### SET EXERCISE:
Gather, from the data below, each line in which the word "page" occurs.

### DATA LINES:

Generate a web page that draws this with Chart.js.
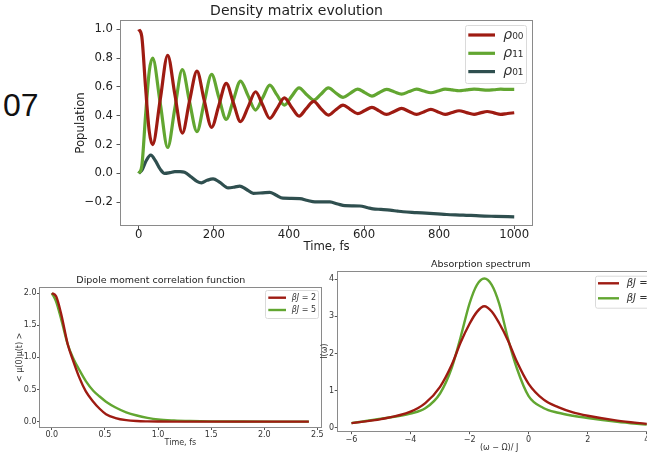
<!DOCTYPE html>
<html>
<head>
  <meta charset="utf-8">
  <title>Density matrix evolution</title>
  <style>
    html, body { margin: 0; padding: 0; background: #fff; overflow: hidden; }
    #page { position: relative; width: 647px; height: 456px; overflow: hidden; }
    canvas { position: absolute; }
    #label07 { position: absolute; left: 3px; top: 89px; font: 32px/32px "Liberation Sans", sans-serif; color: #111; }
  </style>
  <script src="https://cdn.jsdelivr.net/npm/chart.js"></script>
</head>
<body>
<div id="page">
  <div id="label07">07</div>
  <canvas id="rho-chart" width="490" height="256" style="left:60px;top:0"></canvas>
  <canvas id="dipole-chart" width="330" height="190" style="left:0;top:266px"></canvas>
  <canvas id="spec-chart" width="372" height="201" style="left:300px;top:255px"></canvas>
</div>
<script>
  // --- density matrix (time in fs) ---
  const rhoTime = [0, 8, 18, 28, 37, 57, 77, 96, 116, 135, 155, 174, 194, 213, 233, 252, 271, 291, 311, 330,
    349, 368, 388, 407, 427, 446, 466, 485, 505, 524, 544, 563, 583, 602, 621, 640, 660, 680, 700, 720,
    740, 759, 778, 797, 816, 835, 853, 873, 893, 910, 928, 946, 964, 982, 1000];
  const rho00 = [1.0, 0.95, 0.6, 0.29, 0.20, 0.51, 0.82, 0.55, 0.28, 0.50, 0.71, 0.51, 0.32, 0.47, 0.625, 0.49, 0.36, 0.46, 0.567, 0.475,
    0.382, 0.45, 0.525, 0.46, 0.398, 0.45, 0.50, 0.45, 0.405, 0.44, 0.474, 0.445, 0.415, 0.437, 0.458, 0.434, 0.41, 0.43, 0.451, 0.43,
    0.41, 0.427, 0.444, 0.427, 0.41, 0.423, 0.435, 0.422, 0.41, 0.42, 0.43, 0.42, 0.41, 0.416, 0.421];
  const rho11 = [0.0, 0.05, 0.4, 0.71, 0.80, 0.49, 0.18, 0.45, 0.72, 0.50, 0.29, 0.49, 0.687, 0.53, 0.375, 0.51, 0.641, 0.54, 0.44, 0.525,
    0.613, 0.545, 0.474, 0.535, 0.594, 0.55, 0.509, 0.55, 0.594, 0.56, 0.528, 0.556, 0.585, 0.561, 0.537, 0.56, 0.583, 0.567, 0.551, 0.568,
    0.585, 0.572, 0.56, 0.572, 0.585, 0.58, 0.574, 0.58, 0.585, 0.582, 0.578, 0.581, 0.585, 0.583, 0.583];
  const rho01Time = [0, 10, 20, 32, 45, 57, 69, 83, 96, 110, 122, 140, 155, 167, 182, 198, 215, 238, 255, 269,
    285, 305, 330, 349, 365, 384, 405, 429, 450, 469, 490, 509, 530, 549, 570, 589, 610, 624, 645, 669,
    690, 704, 740, 775, 820, 864, 908, 950, 1000];
  const rho01 = [0.0, 0.03, 0.09, 0.127, 0.085, 0.03, 0.0, 0.005, 0.012, 0.012, 0.008, -0.025, -0.055, -0.065, -0.048, -0.038, -0.06, -0.10, -0.095, -0.088,
    -0.108, -0.138, -0.135, -0.132, -0.15, -0.172, -0.173, -0.175, -0.188, -0.197, -0.197, -0.198, -0.212, -0.224, -0.225, -0.226, -0.238, -0.246, -0.25, -0.255,
    -0.262, -0.266, -0.272, -0.278, -0.285, -0.289, -0.295, -0.298, -0.301];
  const rhoXTicks = [0, 200, 400, 600, 800, 1000];
  const rhoYTicks = [-0.2, 0, 0.2, 0.4, 0.6, 0.8, 1.0];

  // --- dipole moment correlation function ---
  const dipTime = [0, 0.04, 0.09, 0.15, 0.2, 0.26, 0.32, 0.39, 0.45, 0.51, 0.6, 0.7, 0.8, 0.9, 1.0, 1.15, 1.3, 1.5, 1.8, 2.1, 2.42];
  const dipBeta2 = [2.0, 1.95, 1.66, 1.2, 0.95, 0.68, 0.47, 0.31, 0.2, 0.115, 0.055, 0.022, 0.008, 0.003, 0.001, 0, 0, 0, 0, 0, 0];
  const dipBeta5 = [2.0, 1.87, 1.58, 1.2, 0.99, 0.8, 0.63, 0.48, 0.39, 0.31, 0.22, 0.145, 0.095, 0.058, 0.032, 0.016, 0.008, 0.003, 0.001, 0, 0];
  const dipXTicks = [0, 0.5, 1, 1.5, 2, 2.5];
  const dipYTicks = [0, 0.5, 1, 1.5, 2];

  // --- absorption spectrum ---
  const specOmega = [-6, -5, -4, -3.5, -3, -2.6, -2.3, -2.0, -1.75, -1.5, -1.25, -1.0, -0.7, -0.4, 0, 0.5, 1, 1.5, 2, 3, 4];
  const specBeta2 = [0.12, 0.23, 0.43, 0.66, 1.1, 1.7, 2.3, 2.8, 3.12, 3.27, 3.13, 2.82, 2.35, 1.78, 1.18, 0.76, 0.55, 0.41, 0.32, 0.19, 0.1];
  const specBeta5 = [0.12, 0.24, 0.38, 0.52, 0.92, 1.62, 2.45, 3.35, 3.85, 4.02, 3.85, 3.35, 2.4, 1.6, 0.85, 0.53, 0.4, 0.32, 0.26, 0.16, 0.08];
  const specXTicks = [-6, -4, -2, 0, 2, 4];
  const specYTicks = [0, 1, 2, 3, 4];

  const RED = '#9e1b12', GREEN = '#62a631', SLATE = '#2f4f4f';
  Chart.defaults.font.family = '"DejaVu Sans", sans-serif';

  function pts(xs, ys) { return xs.map((x, i) => ({x: x, y: ys[i]})); }
  function minus(s) { return s.replace('-', '\u2212'); }

  // draws all four spines like matplotlib
  const frame = {
    id: 'frame',
    afterDatasetsDraw(chart, args, o) {
      const a = chart.chartArea, ctx = chart.ctx;
      ctx.save();
      ctx.strokeStyle = o.color;
      ctx.lineWidth = 1;
      ctx.strokeRect(Math.round(a.left) + 0.5, Math.round(a.top) + 0.5,
        Math.round(a.right - a.left) - 1, Math.round(a.bottom - a.top) - 1);
      ctx.restore();
    }
  };

  // boxed legend inside the axes
  const boxLegend = {
    id: 'boxLegend',
    afterDraw(chart, args, o) {
      const ctx = chart.ctx;
      ctx.save();
      ctx.fillStyle = 'rgba(255,255,255,0.85)';
      ctx.strokeStyle = '#dadada';
      ctx.lineWidth = 1;
      ctx.beginPath();
      if (ctx.roundRect) ctx.roundRect(o.x + 0.5, o.y + 0.5, o.w, o.h, 2);
      else ctx.rect(o.x + 0.5, o.y + 0.5, o.w, o.h);
      ctx.fill();
      ctx.stroke();
      chart.data.datasets.forEach((ds, i) => {
        const y = o.y + o.row0 + i * o.gap;
        ctx.strokeStyle = ds.borderColor;
        ctx.lineWidth = ds.borderWidth;
        ctx.beginPath();
        ctx.moveTo(o.x + o.lx, y);
        ctx.lineTo(o.x + o.lx + o.len, y);
        ctx.stroke();
        ctx.fillStyle = '#333';
        ctx.textBaseline = 'middle';
        const head = ds.label.slice(0, o.italic), tail = ds.label.slice(o.italic);
        ctx.font = 'italic ' + o.size + 'px "DejaVu Sans"';
        ctx.fillText(head, o.x + o.tx, y);
        const w = ctx.measureText(head).width;
        ctx.font = o.size + 'px "DejaVu Sans"';
        ctx.fillText(tail, o.x + o.tx + w, y);
      });
      ctx.restore();
    }
  };

  function axis(o) {
    return {
      type: 'linear',
      min: o.min,
      max: o.max,
      afterBuildTicks: s => { s.ticks = o.ticks.map(v => ({value: v})); },
      afterFit: s => { if (s.isHorizontal()) s.height = o.size; else s.width = o.size; },
      border: {display: false},
      grid: {drawOnChartArea: false, drawTicks: true, tickLength: o.tickLen, color: '#555', lineWidth: 1},
      ticks: {padding: o.pad, color: o.color, font: {size: o.font, lineHeight: 1}, callback: o.fmt, maxRotation: 0, autoSkip: false},
      title: {display: true, text: o.title, color: o.color, font: {size: o.titleSize}, padding: o.titlePad}
    };
  }

  function line(label, data, color, width) {
    return {label: label, data: data, borderColor: color, borderWidth: width, pointRadius: 0,
      fill: false, cubicInterpolationMode: 'monotone'};
  }

  function baseOptions(title, titleSize, titlePad, padding, legendOpts) {
    return {
      responsive: false,
      animation: false,
      devicePixelRatio: 1,
      layout: {padding: padding},
      plugins: {
        legend: {display: false},
        tooltip: {enabled: false},
        title: {display: true, text: title, color: '#222', font: {size: titleSize, weight: 'normal'}, padding: titlePad},
        frame: {color: '#8a8a8a'},
        boxLegend: legendOpts
      }
    };
  }

  // top chart
  const rhoOpts = baseOptions('Density matrix evolution', 14, {top: 3.2, bottom: 0},
    {left: 0, right: 17, top: 0, bottom: 0},
    {x: 405, y: 25, w: 61, h: 58, row0: 10, gap: 18.3, lx: 3.3, len: 26.7, tx: 38.3, size: 14, italic: 1});
  rhoOpts.scales = {
    x: axis({min: -50, max: 1050, ticks: rhoXTicks, size: 30, tickLen: 3, pad: 0, color: '#222', font: 11.7,
      fmt: v => String(v), title: 'Time, fs', titleSize: 11.7, titlePad: {top: 0, bottom: 2}}),
    y: axis({min: -0.365, max: 1.065, ticks: rhoYTicks, size: 60, tickLen: 3.5, pad: 3.5, color: '#222', font: 11.7,
      fmt: v => minus(v.toFixed(1)), title: 'Population', titleSize: 11.7, titlePad: {top: 13.5, bottom: 0}})
  };
  new Chart(document.getElementById('rho-chart'), {
    type: 'line',
    data: {datasets: [
      line('ρ₀₀', pts(rhoTime, rho00), RED, 3.2),
      line('ρ₁₁', pts(rhoTime, rho11), GREEN, 3.2),
      line('ρ₀₁', pts(rho01Time, rho01), SLATE, 3.2)
    ]},
    options: rhoOpts,
    plugins: [frame, boxLegend]
  });

  // bottom left chart
  const dipOpts = baseOptions('Dipole moment correlation function', 9.5, {top: 9.3, bottom: 0},
    {left: 0, right: 8.3, top: 0, bottom: 0},
    {x: 265, y: 24, w: 53, h: 28, row0: 7.7, gap: 12.3, lx: 3.3, len: 17.7, tx: 26.7, size: 8, italic: 2});
  dipOpts.scales = {
    x: axis({min: -0.121, max: 2.541, ticks: dipXTicks, size: 28, tickLen: 2, pad: 0.7, color: '#333', font: 8,
      fmt: v => v.toFixed(1), title: 'Time, fs', titleSize: 8, titlePad: {top: 0, bottom: 7.9}}),
    y: axis({min: -0.1, max: 2.1, ticks: dipYTicks, size: 39, tickLen: 2, pad: 0.5, color: '#333', font: 8,
      fmt: v => v.toFixed(1), title: '< μ(0)μ(t) >', titleSize: 8, titlePad: {top: 15.2, bottom: 0}})
  };
  new Chart(document.getElementById('dipole-chart'), {
    type: 'line',
    data: {datasets: [
      line('βJ = 2', pts(dipTime, dipBeta2), RED, 2.4),
      line('βJ = 5', pts(dipTime, dipBeta5), GREEN, 2.4)
    ]},
    options: dipOpts,
    plugins: [frame, boxLegend]
  });

  // bottom right chart
  const specOpts = baseOptions('Absorption spectrum', 9.5, {top: 4.3, bottom: 0},
    {left: 0, right: 10.5, top: 0, bottom: 0},
    {x: 295, y: 20.7, w: 80, h: 32, row0: 7.6, gap: 15, lx: 3, len: 21, tx: 31.7, size: 10, italic: 2});
  specOpts.scales = {
    x: axis({min: -6.5, max: 4.5, ticks: specXTicks, size: 24.3, tickLen: 2.5, pad: 1.3, color: '#333', font: 8,
      fmt: v => minus(String(v)), title: '(ω − Ω)/ J', titleSize: 8, titlePad: {top: 0, bottom: 3.5}}),
    y: axis({min: -0.11, max: 4.23, ticks: specYTicks, size: 36.7, tickLen: 2, pad: 0.7, color: '#333', font: 8,
      fmt: v => String(v), title: 'I(ω)', titleSize: 8, titlePad: {top: 20.2, bottom: 0}})
  };
  new Chart(document.getElementById('spec-chart'), {
    type: 'line',
    data: {datasets: [
      line('βJ = 2', pts(specOmega, specBeta2), RED, 2.4),
      line('βJ = 5', pts(specOmega, specBeta5), GREEN, 2.4)
    ]},
    options: specOpts,
    plugins: [frame, boxLegend]
  });
</script>
</body>
</html>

### FINAL RESULT:
Generate a web page that draws this with Chart.js.
    #page { position: relative; width: 647px; height: 456px; overflow: hidden; }
<div id="page">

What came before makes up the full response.